On Wednesday, 29 August 2012 at 15:07:42 UTC, F i L wrote:
> Actually, now that I think about it, there's an potentially 
> better way. Simply have static analysis do the work for us:
>
> class A
> {
>   int a;
>   this new() {
>     // if 'this = ...' is found before 'this.whatever' then
>     // the automatic allocation is overriden. So we have no need
>     // for any kind of @noalloc/@alloc() distinction.
>
>     // More importantly, because allocation is type specific, we
>     // strip this out when calling it from a derived class (see 
> B)
>
>     this = GC.alloc(A); // this stripped when called from 
> B.new()
>     this.a = ...;
>   }
> }
>
> class B : A
> {
>   int b;
>   this new() {
>     super.new(); // use A.new() except for allocation
>     this.b = ...;
>   }
> }
>
>
> Basically what's happening is two functions are built out for 
> each class constructor which defines a 'this = ...': one with 
> the allocation stuff, and one without.
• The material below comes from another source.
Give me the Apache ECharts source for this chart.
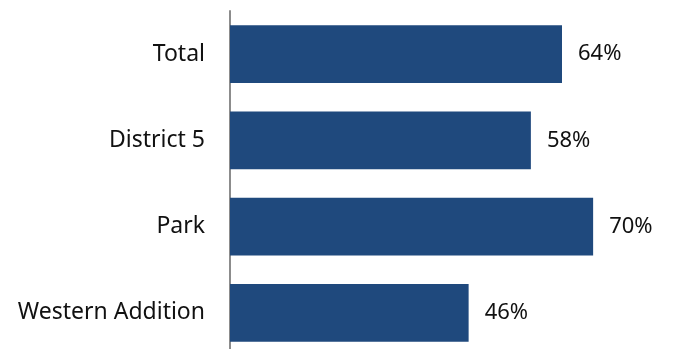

When a derived class 
> calls the super classes constructor, it's calling the one built 
> without the allocation stuff.
>
> There could also be some kind of cool tricks involved. For 
> instance of you use 'typeof(this)' with 'GC.alloc()' (instead 
> of 'A'), then it could keep the allocation stuff and the 
> super.new() constructor and use the allocation logic, but still 
> allocate the size appropriate for type 'B' when it's called:
>
> class A
> {
>   this new() {
>     if (condition) {
>       this = GC.alloc(typeof(this));
>     }
>     else {
>       this = malloc(typeof(this));
>     }
>     ...
>   }
> }
>
> class B
> {
>   this new() {
>     super.new(); // same allocation rules as A
>     ...
>   }
> }
>
> However, that last part's just a side thought, and I'm not sure 
> if it would really work, or what the implementation costs would 
> be.

This looks way too complicated and also quite limited.
I still haven't got an answer regarding - why impose typeof(this) 
as the return type of new()? I even provided an real-world use 
case where this is undesired!

As I said before, please read:
http://www.drdobbs.com/javas-new-considered-harmful/184405016#

This was implemented in languages since the 80's, e.g smalltalk.